- _The records_
>> begin

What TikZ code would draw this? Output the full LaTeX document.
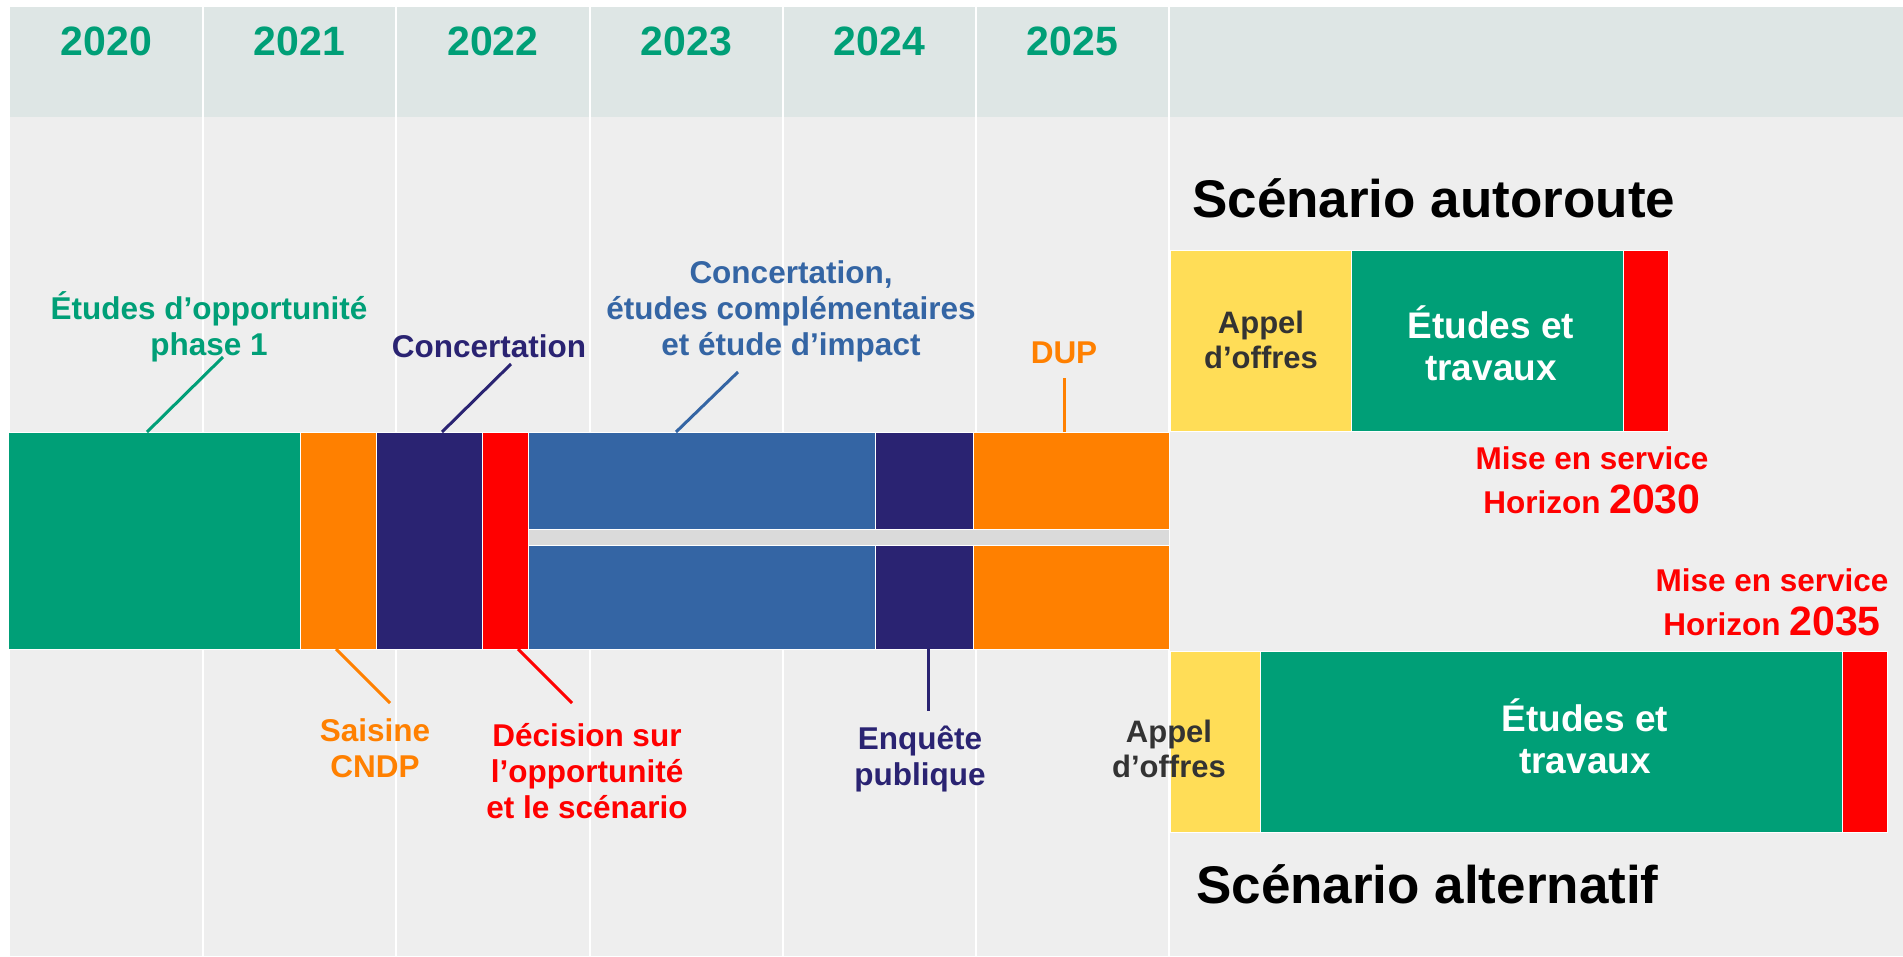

>> end
>> begin

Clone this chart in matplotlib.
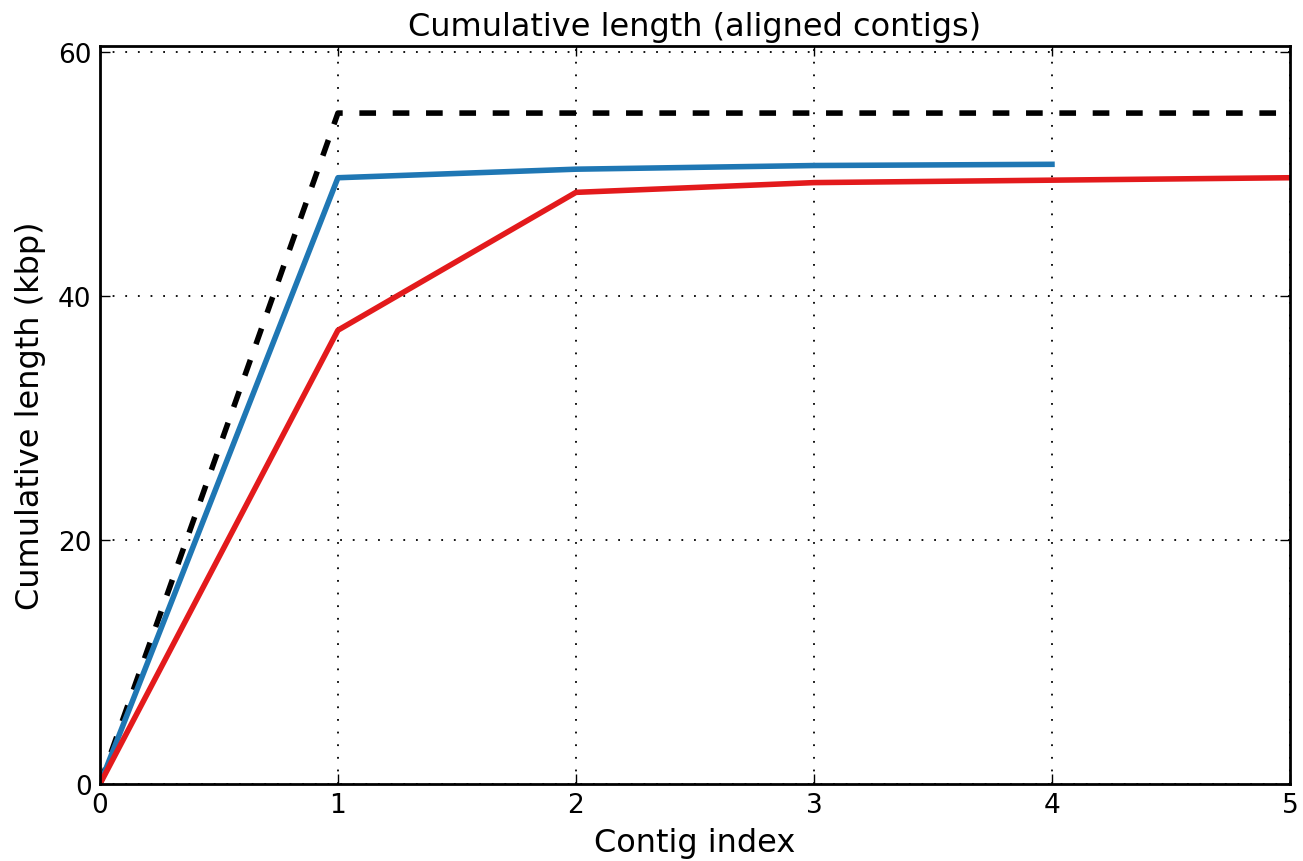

>> end
>> begin

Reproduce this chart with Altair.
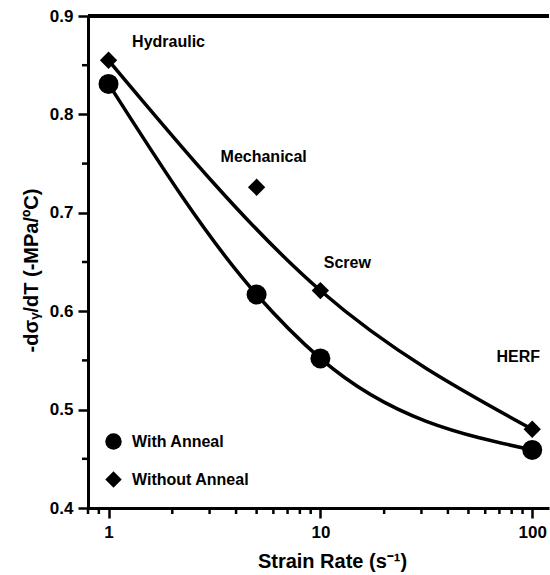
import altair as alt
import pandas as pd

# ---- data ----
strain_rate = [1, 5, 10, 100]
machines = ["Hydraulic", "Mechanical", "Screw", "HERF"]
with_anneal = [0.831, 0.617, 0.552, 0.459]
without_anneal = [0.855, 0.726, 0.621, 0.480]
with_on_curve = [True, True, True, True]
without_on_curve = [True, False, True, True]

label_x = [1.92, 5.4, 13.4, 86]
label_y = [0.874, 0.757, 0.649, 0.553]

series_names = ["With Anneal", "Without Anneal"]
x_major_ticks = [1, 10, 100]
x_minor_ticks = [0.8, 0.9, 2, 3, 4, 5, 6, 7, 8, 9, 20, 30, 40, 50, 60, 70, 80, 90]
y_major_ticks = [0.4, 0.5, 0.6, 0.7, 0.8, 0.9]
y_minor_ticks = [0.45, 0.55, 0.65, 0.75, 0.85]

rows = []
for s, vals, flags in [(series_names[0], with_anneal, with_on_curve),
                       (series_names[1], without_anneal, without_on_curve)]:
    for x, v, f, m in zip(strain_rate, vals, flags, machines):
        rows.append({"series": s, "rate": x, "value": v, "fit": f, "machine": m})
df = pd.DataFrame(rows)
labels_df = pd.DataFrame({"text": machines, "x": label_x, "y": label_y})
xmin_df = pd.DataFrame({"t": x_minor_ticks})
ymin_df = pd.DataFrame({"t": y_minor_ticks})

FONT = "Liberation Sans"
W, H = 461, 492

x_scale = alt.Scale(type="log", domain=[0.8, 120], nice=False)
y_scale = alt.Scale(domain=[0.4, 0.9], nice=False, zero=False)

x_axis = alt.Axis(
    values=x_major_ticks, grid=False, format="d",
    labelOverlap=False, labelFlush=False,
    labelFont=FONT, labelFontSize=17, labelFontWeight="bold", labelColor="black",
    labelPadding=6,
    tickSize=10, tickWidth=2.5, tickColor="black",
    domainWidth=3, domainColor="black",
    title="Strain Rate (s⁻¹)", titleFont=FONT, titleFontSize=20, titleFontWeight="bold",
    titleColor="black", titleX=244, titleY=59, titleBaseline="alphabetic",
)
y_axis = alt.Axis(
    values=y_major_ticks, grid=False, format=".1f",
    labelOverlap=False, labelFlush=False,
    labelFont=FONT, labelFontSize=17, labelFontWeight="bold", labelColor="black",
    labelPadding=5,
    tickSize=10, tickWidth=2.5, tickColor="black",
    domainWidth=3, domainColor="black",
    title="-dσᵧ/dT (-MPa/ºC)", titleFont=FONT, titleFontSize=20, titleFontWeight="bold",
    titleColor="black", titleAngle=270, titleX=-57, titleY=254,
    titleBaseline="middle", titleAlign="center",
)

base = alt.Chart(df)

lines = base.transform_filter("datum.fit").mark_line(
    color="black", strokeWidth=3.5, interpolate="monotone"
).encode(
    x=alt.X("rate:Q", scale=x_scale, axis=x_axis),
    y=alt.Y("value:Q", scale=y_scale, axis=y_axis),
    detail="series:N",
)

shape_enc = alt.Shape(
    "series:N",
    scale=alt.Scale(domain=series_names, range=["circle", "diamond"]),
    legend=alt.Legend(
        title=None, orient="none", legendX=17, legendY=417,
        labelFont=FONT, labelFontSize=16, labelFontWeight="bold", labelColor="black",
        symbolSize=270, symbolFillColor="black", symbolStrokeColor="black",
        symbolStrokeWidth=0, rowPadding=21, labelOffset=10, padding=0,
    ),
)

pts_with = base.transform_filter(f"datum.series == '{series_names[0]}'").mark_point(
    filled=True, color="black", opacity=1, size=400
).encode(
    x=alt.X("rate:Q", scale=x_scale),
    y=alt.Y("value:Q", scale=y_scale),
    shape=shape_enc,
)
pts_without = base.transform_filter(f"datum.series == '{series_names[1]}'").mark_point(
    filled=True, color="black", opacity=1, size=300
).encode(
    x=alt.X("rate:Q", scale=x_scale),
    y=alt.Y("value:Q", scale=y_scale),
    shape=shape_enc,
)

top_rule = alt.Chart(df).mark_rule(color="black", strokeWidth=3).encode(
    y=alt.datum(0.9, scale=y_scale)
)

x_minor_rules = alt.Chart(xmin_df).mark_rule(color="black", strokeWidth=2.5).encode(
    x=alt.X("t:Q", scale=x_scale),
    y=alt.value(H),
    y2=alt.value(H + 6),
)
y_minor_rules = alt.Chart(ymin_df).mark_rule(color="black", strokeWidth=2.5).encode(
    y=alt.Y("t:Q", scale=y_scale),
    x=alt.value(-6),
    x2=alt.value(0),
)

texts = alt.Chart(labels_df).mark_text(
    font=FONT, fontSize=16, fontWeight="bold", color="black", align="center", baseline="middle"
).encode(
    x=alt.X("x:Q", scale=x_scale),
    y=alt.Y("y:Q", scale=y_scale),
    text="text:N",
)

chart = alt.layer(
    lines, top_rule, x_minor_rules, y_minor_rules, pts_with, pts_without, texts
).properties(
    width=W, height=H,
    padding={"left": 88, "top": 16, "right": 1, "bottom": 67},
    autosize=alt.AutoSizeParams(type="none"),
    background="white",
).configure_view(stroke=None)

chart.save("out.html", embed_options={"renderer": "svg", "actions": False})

>> end

- _Requirement_
Omit all pictures and repeat exactly the lines from the one containing "Reproduce this chart with Altair." through the one containing "y_scale = alt.Scale(domain=[0.4, 0.9], nice=False, zero=False)", ends included, with nothing added.

- _Correct result_
Reproduce this chart with Altair.
import altair as alt
import pandas as pd

# ---- data ----
strain_rate = [1, 5, 10, 100]
machines = ["Hydraulic", "Mechanical", "Screw", "HERF"]
with_anneal = [0.831, 0.617, 0.552, 0.459]
without_anneal = [0.855, 0.726, 0.621, 0.480]
with_on_curve = [True, True, True, True]
without_on_curve = [True, False, True, True]

label_x = [1.92, 5.4, 13.4, 86]
label_y = [0.874, 0.757, 0.649, 0.553]

series_names = ["With Anneal", "Without Anneal"]
x_major_ticks = [1, 10, 100]
x_minor_ticks = [0.8, 0.9, 2, 3, 4, 5, 6, 7, 8, 9, 20, 30, 40, 50, 60, 70, 80, 90]
y_major_ticks = [0.4, 0.5, 0.6, 0.7, 0.8, 0.9]
y_minor_ticks = [0.45, 0.55, 0.65, 0.75, 0.85]

rows = []
for s, vals, flags in [(series_names[0], with_anneal, with_on_curve),
                       (series_names[1], without_anneal, without_on_curve)]:
    for x, v, f, m in zip(strain_rate, vals, flags, machines):
        rows.append({"series": s, "rate": x, "value": v, "fit": f, "machine": m})
df = pd.DataFrame(rows)
labels_df = pd.DataFrame({"text": machines, "x": label_x, "y": label_y})
xmin_df = pd.DataFrame({"t": x_minor_ticks})
ymin_df = pd.DataFrame({"t": y_minor_ticks})

FONT = "Liberation Sans"
W, H = 461, 492

x_scale = alt.Scale(type="log", domain=[0.8, 120], nice=False)
y_scale = alt.Scale(domain=[0.4, 0.9], nice=False, zero=False)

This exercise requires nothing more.